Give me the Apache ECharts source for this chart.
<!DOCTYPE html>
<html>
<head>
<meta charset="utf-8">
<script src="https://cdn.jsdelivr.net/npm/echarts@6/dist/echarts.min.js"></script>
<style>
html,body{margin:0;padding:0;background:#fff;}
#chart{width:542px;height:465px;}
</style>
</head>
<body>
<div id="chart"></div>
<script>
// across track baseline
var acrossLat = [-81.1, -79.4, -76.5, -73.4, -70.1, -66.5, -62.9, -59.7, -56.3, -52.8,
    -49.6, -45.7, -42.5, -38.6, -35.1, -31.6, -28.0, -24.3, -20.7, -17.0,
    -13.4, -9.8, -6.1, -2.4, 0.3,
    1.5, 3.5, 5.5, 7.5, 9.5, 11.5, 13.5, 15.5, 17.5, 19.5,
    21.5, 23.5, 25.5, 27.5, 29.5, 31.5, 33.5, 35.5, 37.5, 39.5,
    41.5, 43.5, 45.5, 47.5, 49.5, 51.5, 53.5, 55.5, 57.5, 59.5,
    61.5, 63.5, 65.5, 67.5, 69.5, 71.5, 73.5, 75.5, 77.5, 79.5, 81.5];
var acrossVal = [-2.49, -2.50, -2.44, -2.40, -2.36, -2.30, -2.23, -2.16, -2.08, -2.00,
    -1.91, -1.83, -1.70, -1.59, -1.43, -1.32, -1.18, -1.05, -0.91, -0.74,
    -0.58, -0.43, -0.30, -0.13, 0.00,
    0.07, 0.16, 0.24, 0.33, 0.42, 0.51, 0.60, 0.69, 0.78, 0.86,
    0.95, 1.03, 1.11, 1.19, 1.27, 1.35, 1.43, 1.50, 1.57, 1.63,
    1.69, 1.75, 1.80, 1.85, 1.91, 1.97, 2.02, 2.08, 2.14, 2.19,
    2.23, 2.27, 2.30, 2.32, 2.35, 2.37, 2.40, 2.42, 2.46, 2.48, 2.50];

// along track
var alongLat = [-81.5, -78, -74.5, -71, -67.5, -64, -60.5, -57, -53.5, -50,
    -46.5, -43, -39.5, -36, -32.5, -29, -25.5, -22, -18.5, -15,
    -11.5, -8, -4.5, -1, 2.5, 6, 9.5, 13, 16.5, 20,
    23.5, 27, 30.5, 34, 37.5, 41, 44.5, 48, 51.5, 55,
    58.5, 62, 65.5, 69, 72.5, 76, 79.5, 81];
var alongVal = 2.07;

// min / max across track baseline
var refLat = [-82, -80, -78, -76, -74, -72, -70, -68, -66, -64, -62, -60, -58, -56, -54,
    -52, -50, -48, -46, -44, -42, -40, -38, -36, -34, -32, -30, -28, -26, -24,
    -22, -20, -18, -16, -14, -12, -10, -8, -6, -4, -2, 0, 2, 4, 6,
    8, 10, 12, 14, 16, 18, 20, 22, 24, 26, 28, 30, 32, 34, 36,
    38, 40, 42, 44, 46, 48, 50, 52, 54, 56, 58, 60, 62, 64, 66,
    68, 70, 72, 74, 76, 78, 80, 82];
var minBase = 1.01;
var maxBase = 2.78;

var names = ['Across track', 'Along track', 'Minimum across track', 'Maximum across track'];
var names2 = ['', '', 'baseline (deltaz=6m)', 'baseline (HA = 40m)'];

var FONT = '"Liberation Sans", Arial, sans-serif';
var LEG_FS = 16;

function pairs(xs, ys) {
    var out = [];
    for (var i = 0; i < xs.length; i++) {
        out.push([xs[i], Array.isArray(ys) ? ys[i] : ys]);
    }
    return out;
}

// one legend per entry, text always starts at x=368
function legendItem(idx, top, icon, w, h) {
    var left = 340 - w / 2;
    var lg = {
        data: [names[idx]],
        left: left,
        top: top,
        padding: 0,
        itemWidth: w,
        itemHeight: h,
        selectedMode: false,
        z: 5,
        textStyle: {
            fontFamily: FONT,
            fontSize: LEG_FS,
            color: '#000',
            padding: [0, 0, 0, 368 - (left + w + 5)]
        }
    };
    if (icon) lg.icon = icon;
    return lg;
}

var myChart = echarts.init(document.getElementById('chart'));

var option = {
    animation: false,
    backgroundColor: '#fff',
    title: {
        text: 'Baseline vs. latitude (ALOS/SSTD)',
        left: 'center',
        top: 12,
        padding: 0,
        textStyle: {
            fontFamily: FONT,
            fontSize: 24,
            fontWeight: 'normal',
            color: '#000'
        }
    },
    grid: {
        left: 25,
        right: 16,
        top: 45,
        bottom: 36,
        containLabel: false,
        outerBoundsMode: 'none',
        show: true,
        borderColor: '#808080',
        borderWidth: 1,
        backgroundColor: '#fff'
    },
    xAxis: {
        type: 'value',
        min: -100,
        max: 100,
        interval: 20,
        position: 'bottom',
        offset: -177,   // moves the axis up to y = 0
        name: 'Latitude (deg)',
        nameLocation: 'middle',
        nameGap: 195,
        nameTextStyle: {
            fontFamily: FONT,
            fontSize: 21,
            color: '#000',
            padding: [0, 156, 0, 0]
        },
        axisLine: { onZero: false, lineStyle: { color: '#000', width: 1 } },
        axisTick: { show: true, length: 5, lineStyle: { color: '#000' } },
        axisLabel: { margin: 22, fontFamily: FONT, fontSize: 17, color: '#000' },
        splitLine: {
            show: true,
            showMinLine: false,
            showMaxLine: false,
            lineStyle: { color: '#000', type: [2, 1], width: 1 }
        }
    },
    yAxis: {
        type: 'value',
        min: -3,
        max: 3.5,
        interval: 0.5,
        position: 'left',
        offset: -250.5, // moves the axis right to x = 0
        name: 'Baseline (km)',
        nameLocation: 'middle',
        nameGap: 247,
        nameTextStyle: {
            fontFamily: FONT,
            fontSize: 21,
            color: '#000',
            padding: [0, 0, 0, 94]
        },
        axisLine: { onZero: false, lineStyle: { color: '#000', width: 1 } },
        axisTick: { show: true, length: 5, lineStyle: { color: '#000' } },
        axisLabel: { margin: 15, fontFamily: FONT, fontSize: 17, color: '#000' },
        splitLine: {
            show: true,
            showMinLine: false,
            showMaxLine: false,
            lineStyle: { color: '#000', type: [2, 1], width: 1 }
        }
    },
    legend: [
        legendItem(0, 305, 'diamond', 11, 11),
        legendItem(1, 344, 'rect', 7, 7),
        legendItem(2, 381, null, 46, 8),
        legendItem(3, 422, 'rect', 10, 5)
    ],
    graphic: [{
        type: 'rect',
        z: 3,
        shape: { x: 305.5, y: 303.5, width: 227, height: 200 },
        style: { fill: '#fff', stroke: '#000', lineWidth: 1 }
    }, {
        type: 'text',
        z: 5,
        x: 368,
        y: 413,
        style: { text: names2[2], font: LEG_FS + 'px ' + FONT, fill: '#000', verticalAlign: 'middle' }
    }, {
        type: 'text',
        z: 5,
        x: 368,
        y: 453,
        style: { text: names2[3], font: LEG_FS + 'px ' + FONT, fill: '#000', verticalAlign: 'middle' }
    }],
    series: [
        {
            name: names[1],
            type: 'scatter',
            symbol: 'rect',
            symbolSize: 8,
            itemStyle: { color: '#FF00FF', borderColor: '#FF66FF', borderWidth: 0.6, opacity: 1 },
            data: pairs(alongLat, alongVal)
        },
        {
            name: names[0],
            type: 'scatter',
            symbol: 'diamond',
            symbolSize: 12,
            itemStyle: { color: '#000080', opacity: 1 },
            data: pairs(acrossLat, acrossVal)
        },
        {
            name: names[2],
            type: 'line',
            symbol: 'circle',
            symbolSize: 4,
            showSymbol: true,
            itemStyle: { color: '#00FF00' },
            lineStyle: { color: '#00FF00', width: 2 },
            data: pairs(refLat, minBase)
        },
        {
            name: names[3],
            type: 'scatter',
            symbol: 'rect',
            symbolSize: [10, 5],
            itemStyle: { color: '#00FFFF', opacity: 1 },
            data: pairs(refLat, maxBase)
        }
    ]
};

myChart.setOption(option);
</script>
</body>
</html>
+++
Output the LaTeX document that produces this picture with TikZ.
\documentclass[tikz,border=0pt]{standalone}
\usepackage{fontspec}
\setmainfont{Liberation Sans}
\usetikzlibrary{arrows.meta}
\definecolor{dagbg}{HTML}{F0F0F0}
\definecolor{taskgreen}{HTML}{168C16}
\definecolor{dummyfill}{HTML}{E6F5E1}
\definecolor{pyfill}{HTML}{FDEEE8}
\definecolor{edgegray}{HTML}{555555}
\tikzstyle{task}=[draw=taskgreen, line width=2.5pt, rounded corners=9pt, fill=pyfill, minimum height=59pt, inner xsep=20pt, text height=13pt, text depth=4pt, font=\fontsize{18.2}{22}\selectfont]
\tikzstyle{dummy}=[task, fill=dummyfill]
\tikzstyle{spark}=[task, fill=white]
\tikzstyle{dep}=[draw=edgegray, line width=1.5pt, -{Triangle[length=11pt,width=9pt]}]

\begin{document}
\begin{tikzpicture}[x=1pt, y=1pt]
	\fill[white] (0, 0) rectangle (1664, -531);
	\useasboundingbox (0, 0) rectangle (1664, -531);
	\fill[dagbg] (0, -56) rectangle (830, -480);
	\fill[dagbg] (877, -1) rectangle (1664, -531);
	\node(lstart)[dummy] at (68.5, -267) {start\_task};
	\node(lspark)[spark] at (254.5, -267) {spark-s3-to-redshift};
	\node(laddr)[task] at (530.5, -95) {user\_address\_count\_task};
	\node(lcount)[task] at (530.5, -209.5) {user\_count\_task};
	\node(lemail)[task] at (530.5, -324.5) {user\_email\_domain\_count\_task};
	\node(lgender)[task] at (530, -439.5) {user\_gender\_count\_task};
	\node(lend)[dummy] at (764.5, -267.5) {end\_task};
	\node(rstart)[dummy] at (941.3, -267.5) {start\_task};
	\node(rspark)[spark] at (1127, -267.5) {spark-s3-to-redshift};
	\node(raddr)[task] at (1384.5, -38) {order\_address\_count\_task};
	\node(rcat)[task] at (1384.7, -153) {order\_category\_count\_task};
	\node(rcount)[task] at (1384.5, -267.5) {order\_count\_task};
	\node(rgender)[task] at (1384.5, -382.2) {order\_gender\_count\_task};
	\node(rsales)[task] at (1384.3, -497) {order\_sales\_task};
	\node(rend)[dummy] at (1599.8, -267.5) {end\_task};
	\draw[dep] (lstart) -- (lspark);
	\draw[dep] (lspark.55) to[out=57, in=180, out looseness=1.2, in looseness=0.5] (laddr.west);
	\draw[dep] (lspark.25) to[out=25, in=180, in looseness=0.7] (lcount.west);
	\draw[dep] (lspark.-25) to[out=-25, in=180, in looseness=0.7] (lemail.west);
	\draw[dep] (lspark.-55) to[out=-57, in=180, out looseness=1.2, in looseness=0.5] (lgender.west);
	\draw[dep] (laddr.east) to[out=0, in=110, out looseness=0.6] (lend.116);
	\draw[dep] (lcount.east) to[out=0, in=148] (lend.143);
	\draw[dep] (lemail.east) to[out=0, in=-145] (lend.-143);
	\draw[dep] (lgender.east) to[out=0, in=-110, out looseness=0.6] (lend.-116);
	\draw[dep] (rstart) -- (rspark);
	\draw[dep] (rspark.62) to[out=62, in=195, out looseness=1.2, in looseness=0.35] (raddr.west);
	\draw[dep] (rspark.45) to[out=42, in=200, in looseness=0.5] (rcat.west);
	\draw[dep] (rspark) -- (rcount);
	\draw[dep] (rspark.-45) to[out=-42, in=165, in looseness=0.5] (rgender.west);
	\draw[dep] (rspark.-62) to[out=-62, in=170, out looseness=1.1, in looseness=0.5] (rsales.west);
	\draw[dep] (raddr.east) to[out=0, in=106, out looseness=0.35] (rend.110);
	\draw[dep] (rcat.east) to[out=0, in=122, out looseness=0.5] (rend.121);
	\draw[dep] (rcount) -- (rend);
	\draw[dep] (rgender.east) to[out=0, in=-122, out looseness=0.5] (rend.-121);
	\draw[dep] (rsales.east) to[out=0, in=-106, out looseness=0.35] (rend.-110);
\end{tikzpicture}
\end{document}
+++
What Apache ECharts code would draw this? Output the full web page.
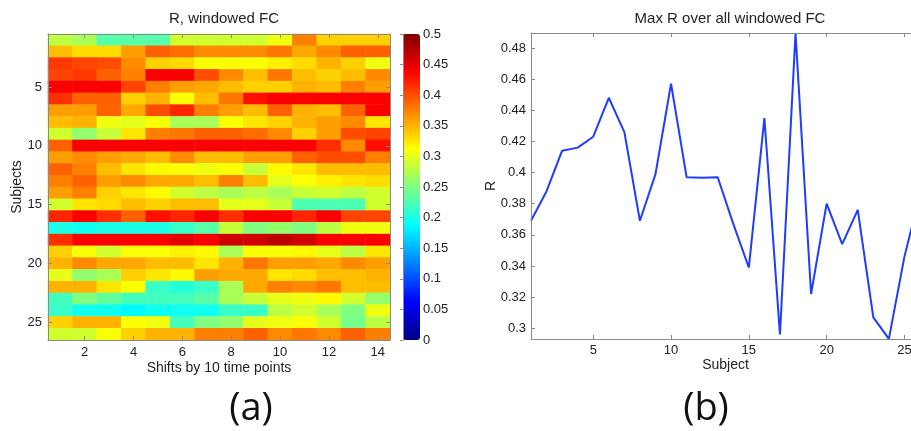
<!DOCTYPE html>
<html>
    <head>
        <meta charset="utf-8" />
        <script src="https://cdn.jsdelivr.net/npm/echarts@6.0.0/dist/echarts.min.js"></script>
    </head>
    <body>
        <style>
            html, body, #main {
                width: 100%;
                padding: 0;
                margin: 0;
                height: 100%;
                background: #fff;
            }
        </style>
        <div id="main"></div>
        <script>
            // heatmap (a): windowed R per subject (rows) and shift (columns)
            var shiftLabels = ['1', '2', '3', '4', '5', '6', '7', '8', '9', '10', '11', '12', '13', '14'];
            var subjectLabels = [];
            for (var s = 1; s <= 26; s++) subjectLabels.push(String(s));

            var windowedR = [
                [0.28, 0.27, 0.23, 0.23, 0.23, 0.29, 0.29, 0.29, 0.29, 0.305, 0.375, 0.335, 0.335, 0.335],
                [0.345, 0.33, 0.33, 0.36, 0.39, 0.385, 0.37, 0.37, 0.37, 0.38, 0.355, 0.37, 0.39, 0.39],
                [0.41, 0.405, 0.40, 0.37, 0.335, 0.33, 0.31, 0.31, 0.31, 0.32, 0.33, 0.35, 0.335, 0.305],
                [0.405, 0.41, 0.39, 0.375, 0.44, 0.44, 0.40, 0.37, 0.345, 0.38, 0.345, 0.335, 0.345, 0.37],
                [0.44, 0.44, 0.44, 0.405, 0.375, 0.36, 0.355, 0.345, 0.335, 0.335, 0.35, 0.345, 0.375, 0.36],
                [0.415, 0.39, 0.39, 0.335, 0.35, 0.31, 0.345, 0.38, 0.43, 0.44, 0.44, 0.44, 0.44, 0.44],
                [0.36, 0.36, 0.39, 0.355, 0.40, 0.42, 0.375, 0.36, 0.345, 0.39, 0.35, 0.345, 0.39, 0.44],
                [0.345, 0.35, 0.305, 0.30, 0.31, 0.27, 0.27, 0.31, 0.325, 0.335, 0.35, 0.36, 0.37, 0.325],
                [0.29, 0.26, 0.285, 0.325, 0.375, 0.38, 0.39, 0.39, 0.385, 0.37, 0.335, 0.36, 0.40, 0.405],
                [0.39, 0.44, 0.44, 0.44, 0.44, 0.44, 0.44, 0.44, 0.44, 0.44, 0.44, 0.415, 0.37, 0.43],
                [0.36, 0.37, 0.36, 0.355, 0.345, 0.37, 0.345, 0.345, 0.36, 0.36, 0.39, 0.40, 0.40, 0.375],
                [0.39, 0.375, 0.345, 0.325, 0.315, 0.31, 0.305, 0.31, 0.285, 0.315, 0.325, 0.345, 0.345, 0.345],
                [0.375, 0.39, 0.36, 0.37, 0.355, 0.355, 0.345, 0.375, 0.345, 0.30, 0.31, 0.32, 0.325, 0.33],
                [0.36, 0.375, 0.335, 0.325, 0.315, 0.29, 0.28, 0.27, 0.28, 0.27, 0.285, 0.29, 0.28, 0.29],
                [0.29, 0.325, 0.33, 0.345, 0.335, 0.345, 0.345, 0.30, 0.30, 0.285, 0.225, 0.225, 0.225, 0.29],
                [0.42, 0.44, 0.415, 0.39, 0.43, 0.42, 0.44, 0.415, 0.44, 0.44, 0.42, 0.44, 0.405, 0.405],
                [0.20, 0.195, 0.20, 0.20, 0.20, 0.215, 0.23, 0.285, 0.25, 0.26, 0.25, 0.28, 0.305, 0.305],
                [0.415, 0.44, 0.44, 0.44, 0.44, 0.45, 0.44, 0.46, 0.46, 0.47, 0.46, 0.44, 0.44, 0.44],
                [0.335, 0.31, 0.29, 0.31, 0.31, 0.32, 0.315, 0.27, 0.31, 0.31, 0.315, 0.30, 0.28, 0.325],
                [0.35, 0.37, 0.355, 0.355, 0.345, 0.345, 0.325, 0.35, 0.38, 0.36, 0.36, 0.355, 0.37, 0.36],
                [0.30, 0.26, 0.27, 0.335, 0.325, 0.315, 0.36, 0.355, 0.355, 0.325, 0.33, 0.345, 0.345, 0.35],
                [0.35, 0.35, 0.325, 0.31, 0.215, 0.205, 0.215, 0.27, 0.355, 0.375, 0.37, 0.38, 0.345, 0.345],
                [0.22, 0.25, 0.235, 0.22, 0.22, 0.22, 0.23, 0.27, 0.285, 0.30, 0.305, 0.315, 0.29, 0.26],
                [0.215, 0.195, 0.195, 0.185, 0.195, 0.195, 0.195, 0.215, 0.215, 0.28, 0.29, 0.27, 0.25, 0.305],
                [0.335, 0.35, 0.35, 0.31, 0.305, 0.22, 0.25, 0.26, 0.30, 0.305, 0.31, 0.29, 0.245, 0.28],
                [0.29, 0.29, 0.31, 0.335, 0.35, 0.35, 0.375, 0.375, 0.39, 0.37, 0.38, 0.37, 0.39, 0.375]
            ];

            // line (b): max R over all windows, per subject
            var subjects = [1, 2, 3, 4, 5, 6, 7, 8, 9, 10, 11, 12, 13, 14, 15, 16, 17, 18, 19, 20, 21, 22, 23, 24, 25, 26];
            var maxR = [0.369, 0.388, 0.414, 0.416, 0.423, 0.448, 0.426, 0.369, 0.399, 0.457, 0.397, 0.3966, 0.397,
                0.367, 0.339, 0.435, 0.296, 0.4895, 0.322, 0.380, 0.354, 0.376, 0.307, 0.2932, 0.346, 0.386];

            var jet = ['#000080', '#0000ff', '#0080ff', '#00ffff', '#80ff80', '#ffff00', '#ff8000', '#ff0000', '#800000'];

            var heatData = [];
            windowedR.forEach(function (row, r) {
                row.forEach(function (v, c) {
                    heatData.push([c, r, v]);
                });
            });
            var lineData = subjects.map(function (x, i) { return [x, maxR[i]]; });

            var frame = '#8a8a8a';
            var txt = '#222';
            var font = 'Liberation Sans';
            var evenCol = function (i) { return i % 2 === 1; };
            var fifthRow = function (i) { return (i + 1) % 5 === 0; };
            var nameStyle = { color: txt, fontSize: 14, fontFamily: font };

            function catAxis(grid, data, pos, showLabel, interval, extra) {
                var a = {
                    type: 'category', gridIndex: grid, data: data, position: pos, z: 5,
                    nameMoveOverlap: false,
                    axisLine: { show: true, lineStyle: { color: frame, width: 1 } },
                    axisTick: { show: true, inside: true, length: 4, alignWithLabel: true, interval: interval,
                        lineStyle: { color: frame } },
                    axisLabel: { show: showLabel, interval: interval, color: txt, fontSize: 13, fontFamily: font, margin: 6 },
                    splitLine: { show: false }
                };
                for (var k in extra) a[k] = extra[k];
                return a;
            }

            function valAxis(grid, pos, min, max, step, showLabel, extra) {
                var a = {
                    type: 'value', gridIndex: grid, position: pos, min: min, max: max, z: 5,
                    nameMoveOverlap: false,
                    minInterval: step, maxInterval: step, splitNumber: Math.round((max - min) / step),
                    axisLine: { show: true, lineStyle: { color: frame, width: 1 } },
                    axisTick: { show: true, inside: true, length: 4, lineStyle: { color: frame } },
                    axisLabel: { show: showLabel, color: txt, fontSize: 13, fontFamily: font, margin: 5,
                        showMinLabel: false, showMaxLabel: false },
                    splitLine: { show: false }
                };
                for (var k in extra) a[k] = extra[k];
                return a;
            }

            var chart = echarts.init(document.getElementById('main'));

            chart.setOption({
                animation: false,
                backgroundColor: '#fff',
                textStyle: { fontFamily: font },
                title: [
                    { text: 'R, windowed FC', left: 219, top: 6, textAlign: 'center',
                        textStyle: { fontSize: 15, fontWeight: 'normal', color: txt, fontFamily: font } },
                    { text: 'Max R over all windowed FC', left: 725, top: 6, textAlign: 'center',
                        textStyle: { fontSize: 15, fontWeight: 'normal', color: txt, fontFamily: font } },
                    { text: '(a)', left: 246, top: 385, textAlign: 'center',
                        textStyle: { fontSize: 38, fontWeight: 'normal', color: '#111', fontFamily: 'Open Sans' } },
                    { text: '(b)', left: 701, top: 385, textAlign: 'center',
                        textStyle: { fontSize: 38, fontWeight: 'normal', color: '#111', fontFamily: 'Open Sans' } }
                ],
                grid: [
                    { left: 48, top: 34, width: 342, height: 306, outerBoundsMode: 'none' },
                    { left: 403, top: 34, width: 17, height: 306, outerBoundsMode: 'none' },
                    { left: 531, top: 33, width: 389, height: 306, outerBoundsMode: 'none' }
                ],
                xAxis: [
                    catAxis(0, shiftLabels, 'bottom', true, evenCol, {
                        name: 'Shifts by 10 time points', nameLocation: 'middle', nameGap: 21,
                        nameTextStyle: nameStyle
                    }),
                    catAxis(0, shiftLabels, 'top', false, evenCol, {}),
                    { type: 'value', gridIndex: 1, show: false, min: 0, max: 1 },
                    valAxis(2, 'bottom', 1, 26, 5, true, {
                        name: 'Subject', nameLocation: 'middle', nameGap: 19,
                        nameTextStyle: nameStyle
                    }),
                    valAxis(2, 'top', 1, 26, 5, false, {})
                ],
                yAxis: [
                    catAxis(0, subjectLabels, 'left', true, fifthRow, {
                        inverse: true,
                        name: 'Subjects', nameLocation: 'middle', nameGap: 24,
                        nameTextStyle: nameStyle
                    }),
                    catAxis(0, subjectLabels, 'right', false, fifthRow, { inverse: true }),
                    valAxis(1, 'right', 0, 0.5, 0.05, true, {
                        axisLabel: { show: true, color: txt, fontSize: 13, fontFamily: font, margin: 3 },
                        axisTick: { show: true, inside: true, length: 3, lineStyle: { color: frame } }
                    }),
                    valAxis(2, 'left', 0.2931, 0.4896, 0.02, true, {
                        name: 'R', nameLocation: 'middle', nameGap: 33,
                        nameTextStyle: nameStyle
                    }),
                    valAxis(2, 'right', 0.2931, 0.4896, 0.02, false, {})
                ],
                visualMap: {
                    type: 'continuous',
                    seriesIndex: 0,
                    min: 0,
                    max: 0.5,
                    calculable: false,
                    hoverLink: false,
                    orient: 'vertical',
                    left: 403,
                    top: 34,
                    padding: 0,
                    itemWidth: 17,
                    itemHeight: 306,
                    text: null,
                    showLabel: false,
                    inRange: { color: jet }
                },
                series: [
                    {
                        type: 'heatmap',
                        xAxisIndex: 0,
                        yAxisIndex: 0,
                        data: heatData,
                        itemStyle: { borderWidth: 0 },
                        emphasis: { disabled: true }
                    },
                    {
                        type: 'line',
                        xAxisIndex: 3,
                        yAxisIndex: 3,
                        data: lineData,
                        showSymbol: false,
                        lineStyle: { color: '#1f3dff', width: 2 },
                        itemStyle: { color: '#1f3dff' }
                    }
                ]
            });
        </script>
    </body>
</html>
+++
> [Stated task] Skip the pictures. Set down only the lines from the one containing "What Apache ECharts" through the one containing "for (var s = 1;", exactly as they appear, ends included.

> [Exercise response]
What Apache ECharts code would draw this? Output the full web page.
<!DOCTYPE html>
<html>
    <head>
        <meta charset="utf-8" />
        <script src="https://cdn.jsdelivr.net/npm/echarts@6.0.0/dist/echarts.min.js"></script>
    </head>
    <body>
        <style>
            html, body, #main {
                width: 100%;
                padding: 0;
                margin: 0;
                height: 100%;
                background: #fff;
            }
        </style>
        <div id="main"></div>
        <script>
            // heatmap (a): windowed R per subject (rows) and shift (columns)
            var shiftLabels = ['1', '2', '3', '4', '5', '6', '7', '8', '9', '10', '11', '12', '13', '14'];
            var subjectLabels = [];
            for (var s = 1; s <= 26; s++) subjectLabels.push(String(s));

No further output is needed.